Here is the story of people, who under the right circumstances, become monsters;

I was sick to my stomach. When it's happening to you, it doesn't feel heroic; it feels real scary. It feels like you are a deviant.

Professor Christina Maslach, UC-Berkeley, told psychologists gathered in Toronto, Aug. 12, 1996. The Stanford experiment was terminated because of her objections. She relates events:

Maslach walked into the mock prison on the evening of the fifth day. Having just received her doctorate from Stanford and starting an assistant professorship at Berkeley, she had agreed to do subject interviews the next day and had come down the night before to familiarize herself with the experiment.

At first, she said, she found it "dull and boring."

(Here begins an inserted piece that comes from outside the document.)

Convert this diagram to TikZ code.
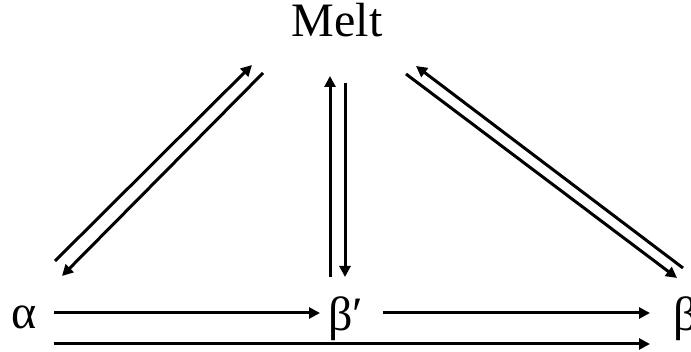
\documentclass[tikz,border=0pt]{standalone}
\usepackage{fontspec}
\setmainfont{Liberation Serif}
\usetikzlibrary{arrows.meta}
\begin{document}
\begin{tikzpicture}[x=1pt,y=-1pt,
  conn/.style={line width=3pt,-{Triangle[length=11pt,width=11pt]}},
  lbl/.style={font=\fontsize{48}{54}\selectfont,inner sep=0pt,anchor=base}]
\useasboundingbox (0,0) rectangle (691,352);
\node[lbl] (melt) at (337,37) {Melt};
\node[lbl] (alpha) at (24,329) {α};
\node[lbl] (betap) at (346,331) {β′};
\node[lbl,anchor=base west] (beta) at (673,331) {β};
% endpoints
\coordinate (lu1) at (55,261);  \coordinate (lu2) at (252,65);
\coordinate (ld1) at (263,73);  \coordinate (ld2) at (62,276);
\coordinate (mu1) at (330,277); \coordinate (mu2) at (330,76);
\coordinate (md1) at (345,83);  \coordinate (md2) at (345,277);
\coordinate (ru1) at (683,268); \coordinate (ru2) at (416,66);
\coordinate (rd1) at (406,74);  \coordinate (rd2) at (677,278);
\coordinate (h1a) at (54,313);  \coordinate (h1b) at (320,313);
\coordinate (h2a) at (383,313); \coordinate (h2b) at (650,313);
\coordinate (h3a) at (54,344);  \coordinate (h3b) at (650,344);
\draw[conn] (lu1) -- (lu2);
\draw[conn] (ld1) -- (ld2);
\draw[conn] (mu1) -- (mu2);
\draw[conn] (md1) -- (md2);
\draw[conn] (ru1) -- (ru2);
\draw[conn] (rd1) -- (rd2);
\draw[conn] (h1a) -- (h1b);
\draw[conn] (h2a) -- (h2b);
\draw[conn] (h3a) -- (h3b);
\end{tikzpicture}
\end{document}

"I looked at the prison yard from the point of view of the video camera [that had been set up to monitor it] and there was not much happening. So I went around to the other end of the hall where some guards were waiting to start their next shift."

There, she had a pleasant conversation with a "charming, funny, smart" young man waiting to start his guard shift. Other researchers had told her there was a particularly sadistic guard, whom both prisoners and other guards had nicknamed John Wayne. Later, when she looked at the monitor of the prison yard again, she asked someone to point out John Wayne and was shocked to discover it was the young man she had talked with earlier.

"This man had been transformed. He was talking in a different accent - a Southern accent, which I hadn't recalled at all. He moved differently, and the way he talked was different, not just in the accent, but in the way he was interacting with the prisoners. It was like [seeing] Jekyll and Hyde. . . . It really took my breath away."

These guys were all peaceniks," Zimbardo recalled of the students chosen to be guards. "They became like Nazis.

"It shows how easy it is for good people to become perpetrators of evil."

Says Zimbardo: "She challenged us to examine the madness she observed, that we had created 
and had to take responsibility for."

The conclusion that I draw from this experiment is that certain narcissistic tendencies can be accentuated by putting people in power over others, they can then develop pathological narcissistic personality disorders (if they are not already Narcissists). The attachment problems of narcissism can easily lead to tyranny and concentration camps. As Zimbardo points out, peaceniks became Nazis. Narcissists crave attention, good or bad and they are great actors, able to change roles. They jump at the chance to rule and control others.